• _Required work_:
Without the pictures, extract every line from the start of the material to the line containing "0.997, 0.893, 0.856]", both ends included.

• _Source data_:
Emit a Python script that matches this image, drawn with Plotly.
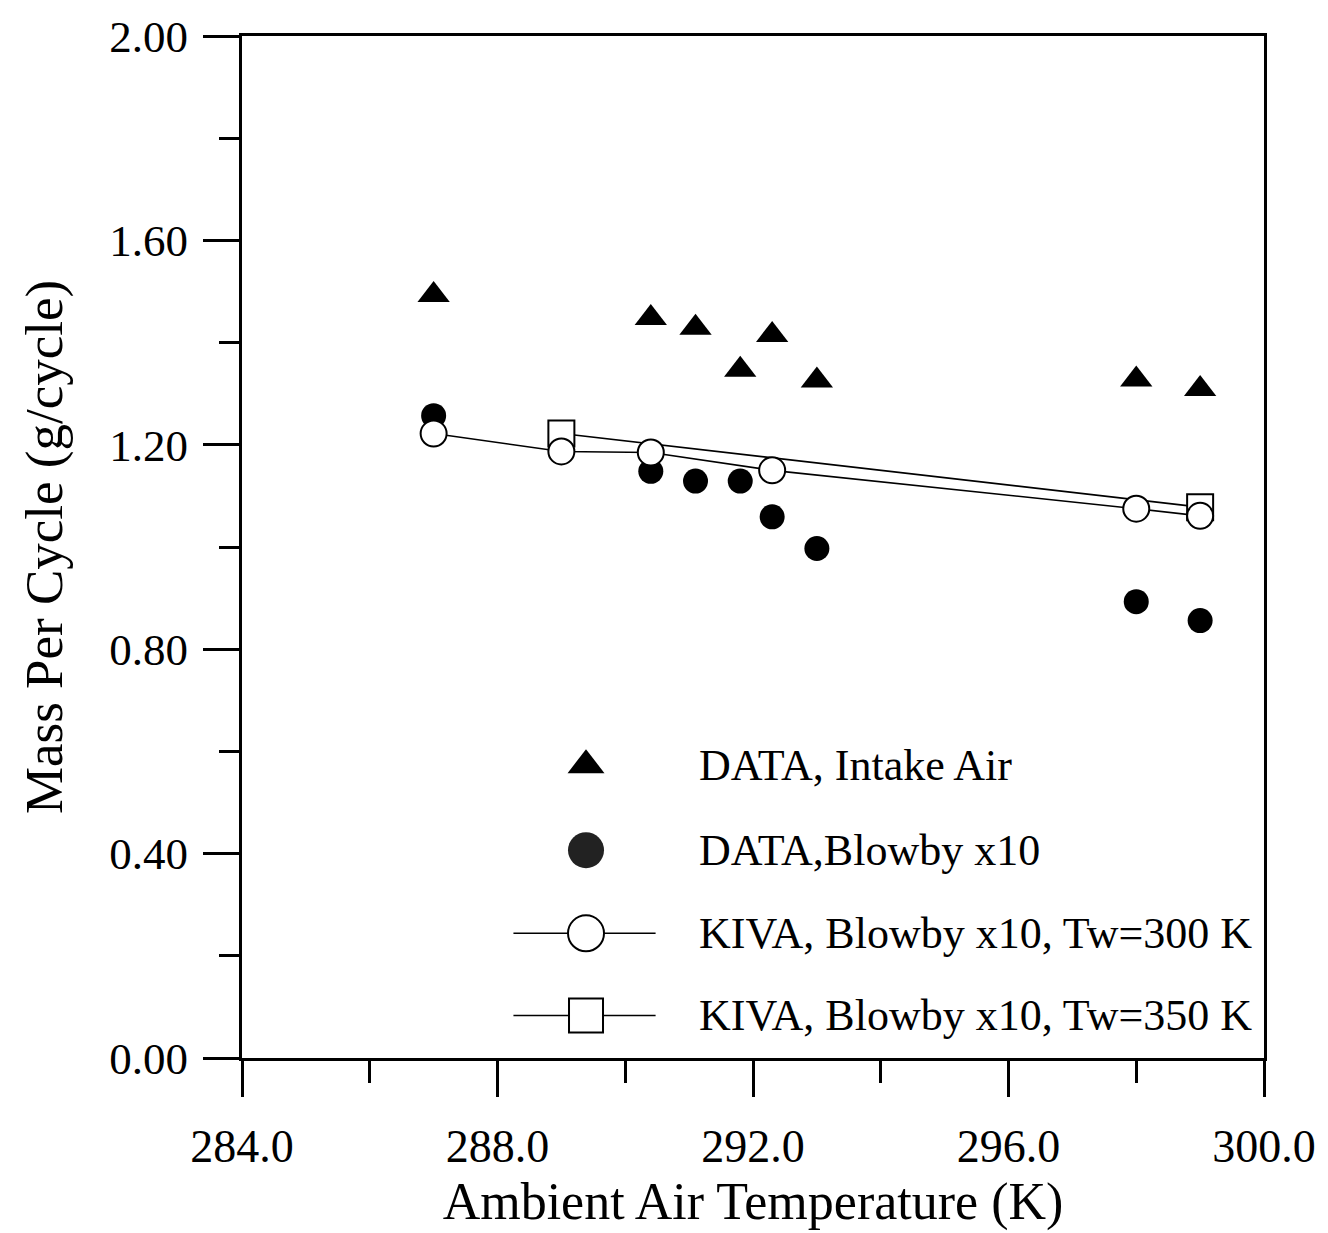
import plotly.graph_objects as go

# ---- data ----
temp_intake = [287.0, 290.4, 291.1, 291.8, 292.3, 293.0, 298.0, 299.0]
mass_intake = [1.493, 1.448, 1.429, 1.347, 1.415, 1.326, 1.328, 1.309]

temp_blowby = [287.0, 290.4, 291.1, 291.8, 292.3, 293.0, 298.0, 299.0]
mass_blowby = [1.257, 1.148, 1.129, 1.129, 1.059, 0.997, 0.893, 0.856]

temp_kiva300 = [287.0, 289.0, 290.4, 292.3, 298.0, 299.0]
mass_kiva300 = [1.222, 1.187, 1.185, 1.150, 1.075, 1.061]

temp_kiva350 = [289.0, 299.0]
mass_kiva350 = [1.222, 1.078]

series_names = [
    "DATA, Intake Air",
    "DATA,Blowby x10",
    "KIVA, Blowby x10, Tw=300 K",
    "KIVA, Blowby x10, Tw=350 K",
]

x_ticks = [284, 288, 292, 296, 300]
x_ticklabels = ["284.0", "288.0", "292.0", "296.0", "300.0"]
y_ticks = [0.0, 0.4, 0.8, 1.2, 1.6, 2.0]
y_ticklabels = ["0.00", "0.40", "0.80", "1.20", "1.60", "2.00"]

FONT = "Liberation Serif"
BLACK = "black"

fig = go.Figure()

fig.add_trace(go.Scatter(
    x=temp_intake, y=mass_intake, mode="markers", name=series_names[0],
    marker=dict(symbol="triangle-up", size=28, color=BLACK, line=dict(width=0)),
    showlegend=False))
fig.add_trace(go.Scatter(
    x=temp_blowby, y=mass_blowby, mode="markers", name=series_names[1],
    marker=dict(symbol="circle", size=25, color=BLACK, line=dict(width=0)),
    showlegend=False))
fig.add_trace(go.Scatter(
    x=temp_kiva350, y=mass_kiva350, mode="lines+markers", name=series_names[3],
    line=dict(color=BLACK, width=1.6),
    marker=dict(symbol="square", size=26, color="white", line=dict(color=BLACK, width=2)),
    showlegend=False))
fig.add_trace(go.Scatter(
    x=temp_kiva300, y=mass_kiva300, mode="lines+markers", name=series_names[2],
    line=dict(color=BLACK, width=1.6),
    marker=dict(symbol="circle", size=26, color="white", line=dict(color=BLACK, width=2)),
    showlegend=False))

# ---- hand-built legend on an invisible overlay axis (paper-like 0..1) ----
leg_rows = [0.2865, 0.2033, 0.122, 0.0416]
leg_sym_x = 0.3366
leg_line_x = [0.2656, 0.4047]
leg_text_x = 0.4455

legend_styles = [
    dict(symbol="triangle-up", size=32, color=BLACK, line=dict(width=0)),
    dict(symbol="circle", size=36, color="#222222", line=dict(width=0)),
    dict(symbol="circle", size=36, color="white", line=dict(color=BLACK, width=2)),
    dict(symbol="square", size=34, color="white", line=dict(color=BLACK, width=2)),
]
for i, (yy, st) in enumerate(zip(leg_rows, legend_styles)):
    if i >= 2:
        fig.add_trace(go.Scatter(
            x=leg_line_x, y=[yy, yy], mode="lines", xaxis="x2", yaxis="y2",
            line=dict(color=BLACK, width=1.6), showlegend=False, hoverinfo="skip"))
    fig.add_trace(go.Scatter(
        x=[leg_sym_x], y=[yy], mode="markers", xaxis="x2", yaxis="y2",
        marker=st, showlegend=False, hoverinfo="skip"))
    fig.add_annotation(
        x=leg_text_x, y=yy, xref="x2", yref="y2", text=series_names[i],
        showarrow=False, xanchor="left", yanchor="middle",
        font=dict(family=FONT, size=44, color=BLACK))

fig.update_layout(
    width=1328, height=1233,
    margin=dict(l=242, r=58, t=30, b=170),
    paper_bgcolor="white", plot_bgcolor="white",
    font=dict(family=FONT, color=BLACK),
    xaxis=dict(
        range=[284, 300], tickvals=x_ticks, ticktext=x_ticklabels,
        showgrid=False, zeroline=False,
        showline=True, linecolor=BLACK, linewidth=3, mirror=True,
        ticks="outside", ticklen=36, tickwidth=2.5, tickcolor=BLACK,
        ticklabelstandoff=10,
        tickfont=dict(family=FONT, size=46, color=BLACK),
        minor=dict(dtick=2, ticks="outside", ticklen=22, tickwidth=2.5, tickcolor=BLACK, showgrid=False),
        title=dict(text="Ambient Air Temperature (K)", font=dict(family=FONT, size=52, color=BLACK), standoff=12),
    ),
    yaxis=dict(
        range=[0, 2.0], tickvals=y_ticks, ticktext=y_ticklabels,
        showgrid=False, zeroline=False,
        showline=True, linecolor=BLACK, linewidth=3, mirror=True,
        ticks="outside", ticklen=36, tickwidth=2.5, tickcolor=BLACK,
        ticklabelstandoff=6,
        tickfont=dict(family=FONT, size=45, color=BLACK),
        minor=dict(dtick=0.2, ticks="outside", ticklen=20, tickwidth=2.5, tickcolor=BLACK, showgrid=False),
        title=dict(text="Mass Per Cycle (g/cycle)", font=dict(family=FONT, size=53, color=BLACK), standoff=30),
    ),
    xaxis2=dict(overlaying="x", range=[0, 1], visible=False),
    yaxis2=dict(overlaying="y", range=[0, 1], visible=False),
)

fig.write_html("out.html")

• _In response_:
Emit a Python script that matches this image, drawn with Plotly.
import plotly.graph_objects as go

# ---- data ----
temp_intake = [287.0, 290.4, 291.1, 291.8, 292.3, 293.0, 298.0, 299.0]
mass_intake = [1.493, 1.448, 1.429, 1.347, 1.415, 1.326, 1.328, 1.309]

temp_blowby = [287.0, 290.4, 291.1, 291.8, 292.3, 293.0, 298.0, 299.0]
mass_blowby = [1.257, 1.148, 1.129, 1.129, 1.059, 0.997, 0.893, 0.856]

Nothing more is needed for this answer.